Nancy Powell’s Escape Diary

  1. Prologue
  2. 14th - 16th June
  3. 17th - 18th June
  4. 19th - 22nd June
  5. 23rd - 24th June
  6. Exode / Escape 1988

Escape

Friday, 14th June 1940

The final decision to leave Nogent was taken. We had hoped to leave about 10am but then came an air-raid warning and it was no use attempting to leave – too much danger of dive bombing on the road. Though, on the other hand how futile it was to go to the top of the garden as we had been told to do by the Civil Defence for 1) it was only 113 meters from the Route Nationale No.10 and 2) we had a wine and spirit store adjacent to our garden. Our basement had been pronounced unsafe as a shelter.

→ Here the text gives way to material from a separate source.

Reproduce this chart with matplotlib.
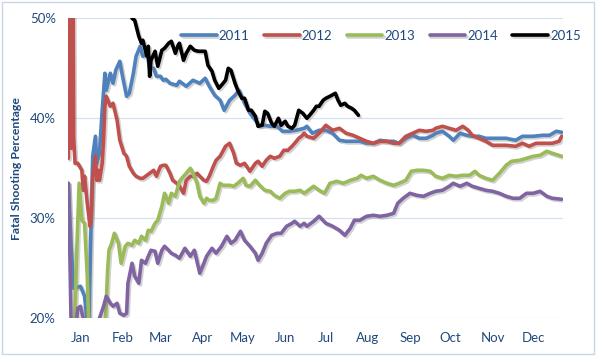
import matplotlib
matplotlib.use("Agg")
import matplotlib.pyplot as plt
import matplotlib.patheffects as pe
from matplotlib.patches import Rectangle
from matplotlib.ticker import FuncFormatter

plt.rcParams['font.family'] = ['Lato', 'DejaVu Sans']

# day of year (0 = Jan 1) and running fatal-shooting percentage
days_2011 = [0, 2, 4, 9, 12, 15, 17, 18, 20, 21,
             23, 25, 27, 28, 31, 33, 35, 38, 40, 43,
             45, 48, 50, 53, 55, 58, 60, 63, 65, 68,
             70, 72, 75, 80, 82, 87, 92, 97, 101, 104,
             108, 112, 115, 119, 123, 126, 130, 134, 138, 141,
             145, 149, 154, 158, 163, 168, 174, 176, 180, 185,
             190, 195, 200, 205, 210, 215, 220, 225, 230, 235,
             240, 244, 249, 254, 259, 264, 269, 271, 276, 281,
             284, 289, 294, 298, 303, 308, 316, 323, 330, 335,
             343, 350, 355, 360, 364]
pct_2011 = [33.5, 27.5, 23.0, 23.2, 22.2, 18.0, 30.8, 36.2, 38.2, 35.5,
            36.5, 40.8, 44.5, 42.8, 44.5, 43.5, 44.8, 45.7, 44.2, 42.2,
            42.5, 44.5, 46.2, 47.2, 46.2, 46.5, 45.0, 45.0, 44.2, 44.2,
            43.8, 43.9, 43.5, 43.3, 43.7, 43.2, 43.8, 43.5, 44.0, 43.2,
            42.3, 41.8, 40.8, 41.8, 42.3, 42.8, 41.5, 40.5, 39.8, 39.3,
            39.3, 39.2, 39.2, 38.7, 38.7, 38.8, 39.0, 39.2, 38.5, 38.8,
            38.8, 38.5, 37.8, 37.7, 37.7, 37.7, 37.5, 37.5, 37.8, 37.7,
            37.7, 37.5, 38.0, 38.3, 38.0, 38.0, 38.3, 38.5, 38.7, 38.2,
            37.8, 38.5, 38.3, 38.2, 38.2, 38.0, 38.0, 38.0, 37.8, 38.2,
            38.2, 38.3, 38.3, 38.7, 38.6]

days_2012 = [0, 1, 2, 3, 4, 5, 7, 10, 11, 12, 14,
             16, 17, 18, 20, 21, 22, 23, 25, 26, 27,
             28, 31, 33, 36, 38, 41, 43, 45, 48, 50,
             53, 55, 58, 60, 63, 65, 68, 70, 72, 75,
             77, 80, 82, 85, 87, 90, 92, 95, 97, 100,
             102, 104, 107, 109, 112, 116, 119, 122, 124, 127,
             130, 134, 138, 140, 143, 146, 149, 152, 156, 159,
             162, 165, 167, 170, 172, 174, 176, 181, 185, 190,
             195, 200, 205, 210, 215, 220, 225, 230, 235, 240,
             244, 249, 254, 259, 264, 269, 271, 276, 281, 286,
             291, 295, 298, 303, 308, 313, 318, 323, 330, 335,
             340, 345, 350, 357, 362, 364]
pct_2012 = [36, 90, 37, 70, 38, 35.5, 35.5, 34.8, 32.8, 34.2, 31.5,
            29.2, 30.2, 34.2, 36.2, 33.8, 34.8, 33.8, 35.5, 37.8, 41.2,
            42.2, 41.2, 41.5, 39.8, 37.8, 36.5, 36.2, 35.2, 34.5, 34.2,
            34.0, 34.0, 34.3, 34.5, 34.8, 34.2, 35.2, 35.3, 35.3, 34.5,
            33.8, 33.5, 33.2, 32.5, 33.8, 34.2, 34.2, 34.5, 34.2, 33.8,
            33.7, 34.2, 35.2, 35.8, 36.2, 37.2, 37.5, 36.5, 35.5, 35.3,
            35.5, 34.7, 35.5, 35.7, 35.2, 35.8, 36.2, 36.0, 36.2, 36.8,
            36.8, 37.2, 37.5, 38.0, 38.2, 38.5, 38.2, 38.0, 38.5, 39.3,
            38.8, 39.0, 38.5, 38.3, 38.0, 37.7, 37.5, 37.7, 37.7, 37.5,
            37.5, 38.2, 38.5, 38.8, 38.7, 38.8, 39.0, 39.2, 39.0, 38.8,
            39.2, 38.8, 38.3, 38.0, 37.7, 37.3, 37.3, 37.3, 37.2, 37.5,
            37.2, 37.5, 37.5, 37.5, 37.7, 38.2]

days_2013 = [0, 4, 6, 8, 10, 12, 14, 16, 26, 29,
             30, 32, 34, 37, 39, 42, 44, 47, 49, 52,
             54, 57, 59, 61, 64, 66, 69, 71, 74, 76,
             79, 81, 82, 85, 87, 90, 92, 95, 97, 100,
             102, 104, 107, 109, 112, 114, 117, 119, 122, 125,
             129, 131, 134, 138, 141, 145, 149, 152, 156, 160,
             163, 167, 171, 174, 176, 181, 185, 189, 193, 198,
             203, 208, 213, 216, 220, 225, 230, 235, 240, 244,
             249, 253, 257, 262, 267, 271, 276, 281, 286, 291,
             296, 300, 303, 308, 313, 318, 323, 327, 333, 338,
             343, 348, 353, 357, 364]
pct_2013 = [15, 16, 25.8, 33.5, 29.8, 29.5, 24.2, 15, 15, 24.8,
            26.8, 27.5, 28.5, 27.5, 25.5, 27.2, 27.5, 27.3, 27.8, 27.5,
            28.2, 27.8, 28.8, 28.7, 29.5, 29.8, 31.2, 32.5, 31.5, 32.5,
            32.2, 33.2, 33.7, 34.2, 34.5, 35.0, 34.5, 33.5, 32.2, 31.5,
            32.0, 31.8, 31.8, 32.0, 33.5, 33.3, 33.3, 33.3, 33.2, 33.5,
            34.0, 33.3, 33.2, 33.8, 33.3, 32.8, 32.7, 32.3, 32.0, 32.5,
            32.7, 32.7, 32.8, 32.5, 32.7, 33.2, 32.8, 32.5, 33.5, 33.7,
            33.5, 33.8, 34.0, 34.3, 34.0, 34.2, 33.8, 33.5, 33.3, 33.5,
            33.8, 34.7, 34.8, 34.8, 34.7, 34.2, 34.0, 34.3, 34.2, 34.3,
            34.3, 34.7, 34.3, 34.0, 33.8, 34.5, 35.3, 35.7, 35.8, 36.0,
            36.2, 36.3, 36.7, 36.5, 36.2]

days_2014 = [0, 1, 2, 4, 7, 9, 11, 13, 22, 23,
             26, 28, 31, 33, 36, 38, 41, 43, 44, 47,
             49, 52, 54, 57, 59, 61, 64, 66, 69, 71,
             74, 76, 79, 82, 86, 90, 93, 97, 100, 102,
             106, 109, 113, 117, 120, 123, 127, 130, 134, 138,
             140, 143, 146, 150, 154, 157, 161, 165, 167, 171,
             174, 176, 181, 185, 190, 195, 200, 204, 208, 211,
             215, 220, 225, 230, 235, 240, 243, 247, 252, 257,
             262, 267, 271, 276, 281, 284, 289, 294, 298, 303,
             308, 313, 318, 323, 328, 333, 338, 343, 348, 353,
             357, 364]
pct_2014 = [33.5, 27.5, 20.0, 17, 21.0, 21.2, 20.0, 17, 17, 20.0,
            21.2, 22.2, 21.5, 21.2, 21.5, 20.5, 20.3, 20.5, 23.5, 25.5,
            24.2, 23.5, 25.8, 25.5, 26.2, 26.8, 26.7, 25.5, 26.8, 27.2,
            26.8, 26.5, 26.3, 26.0, 27.0, 26.2, 26.8, 24.5, 25.5, 26.2,
            27.0, 26.5, 27.2, 28.2, 27.5, 27.8, 28.7, 27.8, 27.2, 26.5,
            25.8, 26.5, 27.5, 28.3, 28.5, 28.5, 29.2, 29.5, 29.7, 29.2,
            29.5, 29.2, 29.7, 30.2, 29.5, 29.2, 28.8, 28.3, 29.0, 29.8,
            29.8, 30.2, 30.3, 30.2, 30.3, 30.5, 31.5, 32.0, 32.5, 32.3,
            32.2, 32.5, 32.7, 32.8, 33.2, 33.5, 33.2, 33.5, 33.2, 33.0,
            32.8, 32.7, 32.5, 32.2, 32.0, 32.0, 32.5, 32.5, 32.7, 32.2,
            32.0, 31.9]

days_2015 = [38, 44, 47, 49, 52, 54, 55, 58, 59, 60,
             61, 64, 66, 69, 71, 74, 76, 79, 81, 82,
             85, 87, 90, 93, 96, 98, 101, 103, 106, 108,
             111, 113, 116, 118, 120, 123, 125, 128, 130, 133,
             135, 138, 140, 143, 145, 147, 150, 152, 155, 157,
             160, 162, 165, 167, 170, 173, 176, 178, 181, 183,
             185, 188, 190, 193, 197, 199, 201, 204, 206, 209,
             211, 214]
pct_2015 = [56, 51.5, 50.0, 49.8, 48.2, 47.5, 47.8, 46.2, 47.2, 44.2,
            45.8, 46.7, 45.2, 46.8, 47.0, 47.5, 47.7, 46.5, 47.3, 47.5,
            45.8, 46.5, 47.2, 46.8, 46.7, 46.7, 46.7, 45.3, 44.7, 43.8,
            43.0, 43.3, 43.8, 45.0, 44.8, 43.5, 42.8, 42.0, 42.0, 40.8,
            40.8, 40.2, 39.2, 39.3, 40.7, 40.5, 39.5, 39.2, 40.0, 39.3,
            39.7, 39.2, 39.0, 39.3, 40.8, 40.5, 40.0, 40.3, 40.8, 41.2,
            41.2, 41.8, 42.0, 42.2, 42.5, 41.8, 41.3, 41.5, 41.2, 41.0,
            40.8, 40.3]

months = ['Jan', 'Feb', 'Mar', 'Apr', 'May', 'Jun',
          'Jul', 'Aug', 'Sep', 'Oct', 'Nov', 'Dec']
month_starts = [0, 31, 59, 90, 120, 151, 181, 212, 243, 273, 304, 334]

series = [
    ('2011', days_2011, pct_2011, '#4F81BD'),
    ('2012', days_2012, pct_2012, '#C0504D'),
    ('2013', days_2013, pct_2013, '#9BBB59'),
    ('2014', days_2014, pct_2014, '#8064A2'),
    ('2015', days_2015, pct_2015, '#000000'),
]

text_color = '#1F497D'

fig = plt.figure(figsize=(5.97, 3.59), dpi=100)
ax = fig.add_axes([0.1144, 0.1134, 0.8288, 0.8357])

shadow = [pe.SimpleLineShadow(offset=(1.2, -1.2), shadow_color='gray', alpha=0.35),
          pe.Normal()]
handles = []
for name, d, v, c in series:
    line, = ax.plot(d, v, color=c, lw=2.6, solid_joinstyle='round',
                    solid_capstyle='round', path_effects=shadow, label=name)
    handles.append(line)

ax.set_xlim(0, 365)
ax.set_ylim(20, 50)
ax.set_yticks([20, 30, 40, 50])
ax.yaxis.set_major_formatter(FuncFormatter(lambda y, _: f'{y:.0f}%'))
ax.set_xticks([m + 9 for m in month_starts])
ax.set_xticklabels(months)
ax.tick_params(length=0, labelsize=9.5, labelcolor=text_color)
ax.tick_params(axis='x', pad=10)
ax.tick_params(axis='y', pad=9)
ax.grid(axis='y', color='#D5E1F0', lw=0.9)
ax.set_axisbelow(True)
for s in ax.spines.values():
    s.set_visible(False)

ax.set_ylabel('Fatal Shooting Percentage', color=text_color, fontsize=8.8,
              fontweight='bold')
ax.yaxis.set_label_coords(-0.093, 0.5)

fig.legend(handles=handles, loc='center', bbox_to_anchor=(381 / 597, 1 - 36 / 359),
           ncol=5, frameon=False, fontsize=9.5, handlelength=2.7,
           handletextpad=0.15, columnspacing=1.1, labelcolor=text_color)

fig.patches.append(Rectangle((1.5 / 597, 5 / 359), 592.5 / 597, 352.5 / 359,
                             transform=fig.transFigure, fill=False,
                             edgecolor='#C9D6E6', lw=1.0))

fig.savefig('out.png', dpi=100)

The all clear went about 11.30am I would think. Now came the tricky job of backing the car out of the garage, for with the road jammed with traffic, no one would allow us to back out into the road and allow us to straighten up and close the garage doors. Finally someone gave way and we achieved this. I went back to lock the garage doors, then back into the house for one last look, then out to lock the “grille” and here we were (my father, my mother and myself) one more car and one more family getting into the “exodus queue”. It took us about twenty minutes to negotiate the first 200 meters into the town, then we made for the secondary roads through le Theil, La Ferte Bernard, Bonne Valle, Ballon, Susanne to Evron. There was traffic on the road but we were able to drive at a fairly normal speed. We reached Evron about 6pm. Here my friend Yvonne had come from Nogent, with two young sons, to stay with her aunt and uncle and they kindly offered us shelter for the night as it was too late to attempt St. Malo that evening. At this stage St. Malo was our nearest port of escape to England.

Saturday, 15th June

Attempted, leaving after breakfast, to get to St. Malo via Mayenne, Fougeres. To start with the going was slow, roads blocked with traffic going both ways. There was some troop movement to which priority was naturally given.

There were many road blocks and by early afternoon, after many diversions and being finally told that no civilians were being allowed north, we were in fact back not very far from our starting point of Evron and Mother and Father were only too pleased to be able to stay the night there again.

All through the night the traffic on the main road was intense (I slept but little). This proved to be the British, making for Brest no doubt. We assumed later that at this stage they had received orders to try and get back to England.

Sunday, 16th June

My friend Yvonne went to 7am Mass. On her return she said that if we didn’t make a move soon we should never get away. News was filtering through of the Germans rapid advance.

At this stage it became necessary to siphon some petrol from the tanks in the back of the car to the car’s tank. Can’t say I liked the flavour of petrol. By 9am we were on our way, here we started our trek south. We had hoped to keep a fairly straight road west since our now ultimate aim was Landivisiau near Brest. Here again some friends had offered us shelter if we had to get away from Nogent. They had a hotel. It was obvious by this time that the civilian Police had been given orders to direct people on the roads south and so it was that we were directed south of Laval to Chateau Gontier then on to Craon, Pouance, Chateaubriant. Here at one of the many road barriers we encountered I made a plea for going north, saying we had a house near Brest and that it made sense that we should try to go there. Whether the “agent” at the barrier knew how serious the situation was I know not but his remark was:- “Well, if you want to cut off in Brittany why should I worry”. So it was that from then onwards, repeating this plea at every road block, we gradually moved northwards through Bain-Bretagne, Maure. About twenty kilometers from Maure, near Guer, we broke down at about 7pm – just near a small holding and very near to the Polish Headquarters at Coetquiden. The farmer and his wife came out to speak to us and very soon flagged down the chauffeur of a Polish colonel (known to them and who happened to be passing at the time). Said by them to be a mechanic, he tried to find out what the trouble was – but to no avail.

By this time it was 9pm and the small holders suggested that with their help we pushed our car down the short drive and parked our car in front of their house. Their offer was accepted, for there was no other alternative at that hour. The mattress was taken from the car roof and placed in a very large bedroom which we shared with the farmer and his wife. They in their bed at one end of the room, Mother and myself on the mattress at the other end. Father remained in the car to protect the petrol and belongings etc.